Adesso il cuore dei valori della democrazia dell’Occidente (la libertà, la tolleranza, la sovranità popolare) è assediato, mentre dall’interno c’è un progressivo svuotamento della democrazia stessa. Se l’opinione pubblica può essere plasmata, manipolata, resa innocua dagli algoritmi e dalla disponibilità infinita (e in tempo reale) dei dati personali in mano a pochissimi soggetti, cosa rimane della libera scelta personale, cioè della nozione, che al di là di tutto e avanti a tutto, costituisce l’essenza del messaggio cristiano e il fondamento della civiltà occidentale? Se siamo svuotati dalla libertà di scelta (non per una dittatura che ce lo impedisca, ma per la estrema conoscenza da parte di pochi del funzionamento dei comportamenti umani) cosa rimane di reale nella nostra democrazia?
Siamo così al secondo corno del problema, rappresentato dalla dimensione individuale, dal comportamento da sostenere come singola persona, visto che non c’è un sistema assoluto (o almeno non è auspicabile che ci sia) da contrapporre a un altro, ma solo un metodo, appunto il metodo liberale.
Dobbiamo studiare i meccanismi di funzionamento del cervello, sostiene giustamente Polito, se vogliamo difenderci, sia come singoli che come collettività, dalle manipolazioni della comunicazione fondata sugli algoritmi e sulla scienza predittiva.
Su questo, ad esempio, è incredibile come la sinistra mostri disprezzo verso qualunque scoperta scientifica (sì scientifica, non fondamentalista) che attribuisca alle emozioni lo stesso livello di importanza della razionalità: urge un corso accelerato sugli scritti di Antonio Damasio e Daniel Kahneman.
Sempre sulla falsariga dell’interesse personale e quello collettivo che s’intrecciano e si richiamano costantemente, c’è l’altro suggerimento di Polito, cioè di arrivare a una regolazione dei dati personali. Si è cominciato a fare qualcosa, ma siamo molto lontani da una situazione in cui l’effettivo potere sui propri dati personali sia delle persone stesse, e non dei grandi player digitali. Le primarie democratiche negli Stati Uniti si stanno giocando su questa nuova frontiera. Il potere della libera scelta è fondato sul potere intoccabile di governo della propria persona, e i dati personali sono parte costitutiva dell’identità personale. Da questo nesso non si sfugge.

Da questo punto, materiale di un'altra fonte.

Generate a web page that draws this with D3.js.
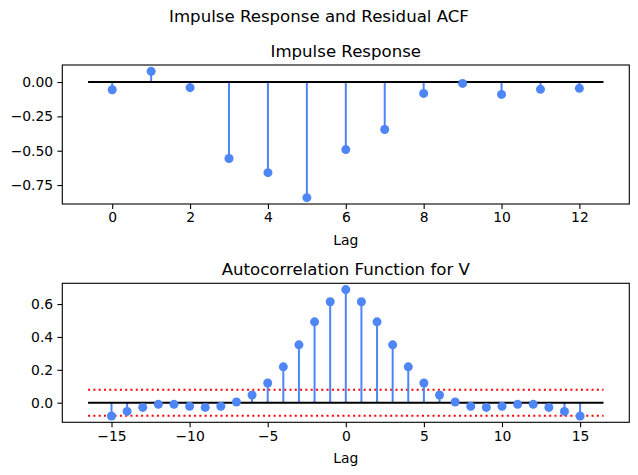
<!DOCTYPE html>
<html lang="en">
<head>
<meta charset="UTF-8">
<title>Impulse Response and Residual ACF</title>
<script src="https://cdn.jsdelivr.net/npm/d3@7"></script>
<style>
    body { margin: 0; background: #fff; }
    svg text { font-family: "DejaVu Sans", sans-serif; fill: #000; }
</style>
</head>
<body>
<div id="chart"></div>
<script>
    // impulse response weights
    const irfLags = [0, 1, 2, 3, 4, 5, 6, 7, 8, 9, 10, 11, 12]
    const irfValues = [-0.056, 0.078, -0.041, -0.557, -0.660, -0.842, -0.492, -0.346, -0.083, -0.010, -0.090, -0.053, -0.046]
    const irfXTicks = [0, 2, 4, 6, 8, 10, 12]
    const irfYTicks = [0, -0.25, -0.5, -0.75]

    // residual ACF, lags -15..15
    const acfLags = d3.range(-15, 16)
    const acfHalf = [0.688, 0.614, 0.492, 0.352, 0.218, 0.120, 0.047, 0.004, -0.022, -0.029, -0.022, -0.010, -0.010, -0.029, -0.053, -0.081]
    const acfValues = acfLags.map(l => acfHalf[Math.abs(l)])
    const acfBand = 0.079
    const acfXTicks = [-15, -10, -5, 0, 5, 10, 15]
    const acfYTicks = [0, 0.2, 0.4, 0.6]

    const W = 638, H = 475
    const stemColor = "#4f86f6"
    const minus = s => s.replace("-", "\u2212")

    const svg = d3.select("#chart").append("svg")
        .attr("width", W).attr("height", H)
        .attr("viewBox", [0, 0, W, H])

    svg.append("text")
        .attr("x", W / 2).attr("y", 22)
        .attr("text-anchor", "middle")
        .attr("font-size", "16.6px")
        .text("Impulse Response and Residual ACF")

    function padded(lo, hi) {
        const m = (hi - lo) * 0.05
        return [lo - m, hi + m]
    }

    function stemPanel(opt) {
        const box = opt.box
        const x = d3.scaleLinear().domain(padded(opt.xLine[0], opt.xLine[1])).range([box.left, box.right])
        const yExt = d3.extent(opt.values.concat(opt.band ? [opt.band, -opt.band] : []))
        const y = d3.scaleLinear().domain(padded(Math.min(yExt[0], 0), Math.max(yExt[1], 0))).range([box.bottom, box.top])
        const g = svg.append("g")

        // x axis
        g.append("g")
            .attr("transform", `translate(0,${box.bottom})`)
            .call(d3.axisBottom(x).tickValues(opt.xTicks).tickSize(4.9).tickPadding(3.5).tickFormat(d => minus(String(d))))
            .call(a => a.select(".domain").remove())
            .call(a => a.selectAll("line").attr("stroke-width", 1.1))
            .call(a => a.selectAll("text").attr("font-size", "13.9px").attr("font-family", "DejaVu Sans"))

        // y axis
        g.append("g")
            .attr("transform", `translate(${box.left},0)`)
            .call(d3.axisLeft(y).tickValues(opt.yTicks).tickSize(4.9).tickPadding(4.2).tickFormat(d => minus(d3.format(opt.yFmt)(d))))
            .call(a => a.select(".domain").remove())
            .call(a => a.selectAll("line").attr("stroke-width", 1.1))
            .call(a => a.selectAll("text").attr("font-size", "13.9px").attr("font-family", "DejaVu Sans"))

        // confidence band
        if (opt.band) {
            [opt.band, -opt.band].forEach(v => {
                g.append("line")
                    .attr("x1", x(opt.xLine[0])).attr("x2", x(opt.xLine[1]))
                    .attr("y1", y(v)).attr("y2", y(v))
                    .attr("stroke", "red").attr("stroke-width", 2)
                    .attr("stroke-dasharray", "2,3.3")
            })
        }

        // stems
        g.selectAll(".stem").data(opt.lags).enter().append("line")
            .attr("x1", d => x(d)).attr("x2", d => x(d))
            .attr("y1", y(0)).attr("y2", (d, i) => y(opt.values[i]))
            .attr("stroke", stemColor).attr("stroke-width", 2)

        // baseline
        g.append("line")
            .attr("x1", x(opt.xLine[0])).attr("x2", x(opt.xLine[1]))
            .attr("y1", y(0)).attr("y2", y(0))
            .attr("stroke", "#000").attr("stroke-width", 2)

        // markers
        g.selectAll(".mark").data(opt.lags).enter().append("circle")
            .attr("cx", d => x(d)).attr("cy", (d, i) => y(opt.values[i]))
            .attr("r", 4.5).attr("fill", stemColor)

        // frame
        g.append("rect")
            .attr("x", box.left).attr("y", box.top)
            .attr("width", box.right - box.left).attr("height", box.bottom - box.top)
            .attr("fill", "none").attr("stroke", "#000").attr("stroke-width", 1.1)

        g.append("text")
            .attr("x", (box.left + box.right) / 2).attr("y", box.top - 8)
            .attr("text-anchor", "middle").attr("font-size", "16.6px")
            .text(opt.title)

        g.append("text")
            .attr("x", (box.left + box.right) / 2).attr("y", opt.labelY)
            .attr("text-anchor", "middle").attr("font-size", "13.9px")
            .text("Lag")
    }

    stemPanel({
        box: {left: 62.3, right: 629.3, top: 65, bottom: 204},
        lags: irfLags, values: irfValues, xLine: [-0.62, 12.62],
        xTicks: irfXTicks, yTicks: irfYTicks, yFmt: ".2f",
        title: "Impulse Response", labelY: 245
    })

    stemPanel({
        box: {left: 62.3, right: 629.3, top: 283.3, bottom: 422.3},
        lags: acfLags, values: acfValues, xLine: [-16.5, 16.5], band: acfBand,
        xTicks: acfXTicks, yTicks: acfYTicks, yFmt: ".1f",
        title: "Autocorrelation Function for V", labelY: 463
    })
</script>
</body>
</html>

Su questa traccia si arriva alla conclusione del libro. Se nei primi capitoli Polito descrive gli effetti nefasti di una società concepita come una piramide, alla cui base ci sono le persone che non contano nulla (in quanto singole persone) e al vertice c’è lo Stato, e su quello la politica, e su questa il partito, e su questo il “Segretario Generale”, si capisce la superiorità liberale, perché concepisce la politica come una parte della società, non come il soggetto che la sovra-ordina, e offre spazio e ragione a un sistema poli-centrico, in cui ogni singolo mondo (lo sport, la scienza, la religione, la cultura, l’arte, ecc.) si manifesta senza sottomettersi all’uno o all’altro e meno che mai allo Stato; su questa situazione si avverte il nuovo pericolo dei monopoli digitali nella loro capacità di sovra-ordinare i comportamenti sociali.
Oggi il mondo liberale, occidentale, giudaico-cristiano è attaccato dalle “democrazie illiberali”, al cui centro c’è la negazione (in forme diverse dai fondamentalismi) del primato della persona, che sarebbe sussunto dal popolo (concepito come entità onnisciente e uniforme), deve rivitalizzarsi proprio a partire dal rafforzamento del potere sostanziale delle singole persone, che deriva dalle loro coscienze e dal primato della irriducibilità della persona rispetto a qualunque aggregazione: tribù, partito o popolo che sia.
D’altra parte, «sono grande, contengo moltitudini», diceva Walt Whitman, padre spirituale dell’individualismo democratico e dell’universo morale degli Stati Uniti, non diceva «sono piccolo, mi cancello nella moltitudine»: l’essenza del pensiero democratico è tutta qui. Ogni regime che vuole cancellare l’eccezione, cioè la “singolarità” di ogni singola persona, sosteneva Søren Kierkegaard, è tirannico già nella sua concezione. Un ritorno alle origini, alle radici, al senso profondo della nostra civiltà, fondata su quell’eccezione, è l’unica strada che ci salverà.